Amyas Morse, head of the National Audit Office, said: "My report today sets out clearly the facts surrounding current cash payments from the public service pay-as-you-go pension schemes and the basis for future projections of these payments. The Treasury has performed some analysis on the sensitivity of its projections to changing assumptions, but has not considered the potentially significant effects of changes in the size of the public- service workforce.
"Later this year I intend to report to Parliament on recent changes to the schemes, which are designed partly to reduce costs."
Commenting on the report, Bill McMillan, head of pensions at NHS Employers, said: "The report is an important contribution to the debate on the affordability of ‘pay-as-you-go' pension schemes of which the NHS pension scheme is the largest in the public sector. Employers will welcome the much-needed transparency and clarity it provides on the costs of public service pensions and their value to staff.
"The report looks at pension payments over the past 10 years. During this time the NHS pension scheme stands apart from the other three schemes studied by the NAO - those of the Armed Forces, Civil Service and teaching - as the only one that has paid more into the Exchequer than it has taken out. We believe the NHS pension scheme will continue to be sustainable and affordable going forward, buoyed by the changes made to the scheme in 2008 which made it sustainable in the future and ensured it continues to be fair to all."

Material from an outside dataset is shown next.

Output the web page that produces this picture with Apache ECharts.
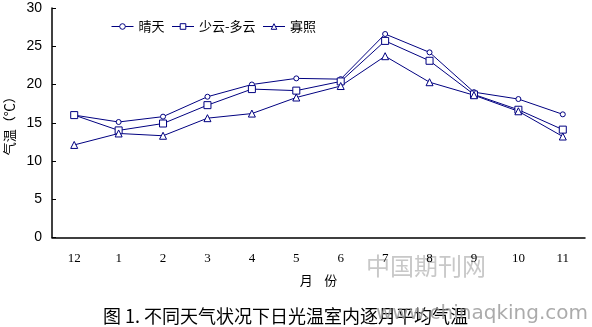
<!DOCTYPE html>
<html><head><meta charset="utf-8">
<script src="https://cdn.jsdelivr.net/npm/echarts@6/dist/echarts.min.js"></script>
<style>html,body{margin:0;padding:0;background:#fff}#c{width:592px;height:327px}</style>
</head><body><div id="c"></div>
<script>
const months = ['12','1','2','3','4','5','6','7','8','9','10','11'];
const sunny = [16.0,15.1,15.8,18.4,20.0,20.8,20.7,26.6,24.2,19.0,18.1,16.1];
const partly = [16.0,14.0,14.9,17.3,19.4,19.2,20.4,25.7,23.1,18.7,16.7,14.1];
const cloudy = [12.1,13.6,13.3,15.6,16.2,18.3,19.8,23.7,20.3,18.6,16.5,13.2];
const names = ['晴天','少云-多云','寡照'];
const yTicks = [0,5,10,15,20,25,30];

const navy = '#000080';
function mk(name, data, symbol, size){
  return {name, type:'line', data, symbol, symbolSize:size, showSymbol:true, showAllSymbol:true,
    lineStyle:{color:navy,width:1}, itemStyle:{color:'#fff',borderColor:navy,borderWidth:1},
    emphasis:{disabled:true}, animation:false};
}
const chart = echarts.init(document.getElementById('c'));
chart.setOption({
  animation:false,
  grid:{left:52,right:7,top:8,bottom:89.5,containLabel:false,outerBoundsMode:'none'},
  legend:{top:15,left:106,itemWidth:22,itemHeight:7,itemGap:7,
    itemStyle:{color:'#fff',borderColor:navy,borderWidth:1},
    lineStyle:{color:navy,width:1},
    textStyle:{fontFamily:'Noto Sans CJK SC',fontSize:13,color:'#000'},
    data:names},
  xAxis:{type:'category',data:months,boundaryGap:true,
    axisLine:{lineStyle:{color:'#000',width:1.5}},
    axisTick:{inside:true,length:4,lineStyle:{color:'#000'}},
    axisLabel:{margin:15,fontFamily:'Liberation Serif',fontSize:13,color:'#000'},
    name:'月    份',nameLocation:'middle',nameGap:36,nameMoveOverlap:false,
    nameTextStyle:{fontFamily:'Noto Sans CJK SC',fontSize:13,color:'#000'}},
  yAxis:{type:'value',min:yTicks[0],max:yTicks[yTicks.length-1],interval:5,
    axisLine:{show:true,lineStyle:{color:'#000',width:1.5}},
    axisTick:{show:true,inside:true,length:4,lineStyle:{color:'#000'}},
    splitLine:{show:false},
    axisLabel:{margin:10,fontFamily:'Liberation Sans',fontSize:14,color:'#000'},
    name:'气温（℃）',nameLocation:'middle',nameGap:36,nameRotate:90,nameMoveOverlap:false,
    nameTextStyle:{fontFamily:'Noto Sans CJK SC',fontSize:13,color:'#000'}},
  series:[mk(names[0],sunny,'circle',5),mk(names[1],partly,'rect',7),mk(names[2],cloudy,'triangle',7)],
  graphic:[
    {type:'text',left:366,top:254,style:{text:'中国期刊网',font:'24px "Noto Sans CJK SC"',fill:'#c8c8c8'}},
    {type:'text',left:103,top:307,style:{text:'图 1. 不同天气状况下日光温室内逐月平均气温',font:'18px "Noto Sans CJK SC"',fill:'#000'}},
    {type:'text',left:376,top:304,style:{text:'www.chinaqking.com',font:'20px "DejaVu Sans"',fill:'rgba(150,150,150,0.8)'}}
  ]
});
</script></body></html>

"This major review and reform of the NHS pension scheme, implemented in 2008, will be examined in a forthcoming second NAO pensions report, which will also draw conclusions about the value for money of public-sector pension schemes."
The NHS pension scheme is currently undertaking the first four-yearly revaluation of the scheme since the recently introduced reforms. Although it is too early to say what changes will emerge from that process, the process of regular revaluation itself is an important part of the assurance to employers, taxpayers and government about the costs and value of the scheme.
The NAO will publish a second report later this year examining the impact of recent changes on the overall cost of the UK public service pay-as-you-go pension schemes.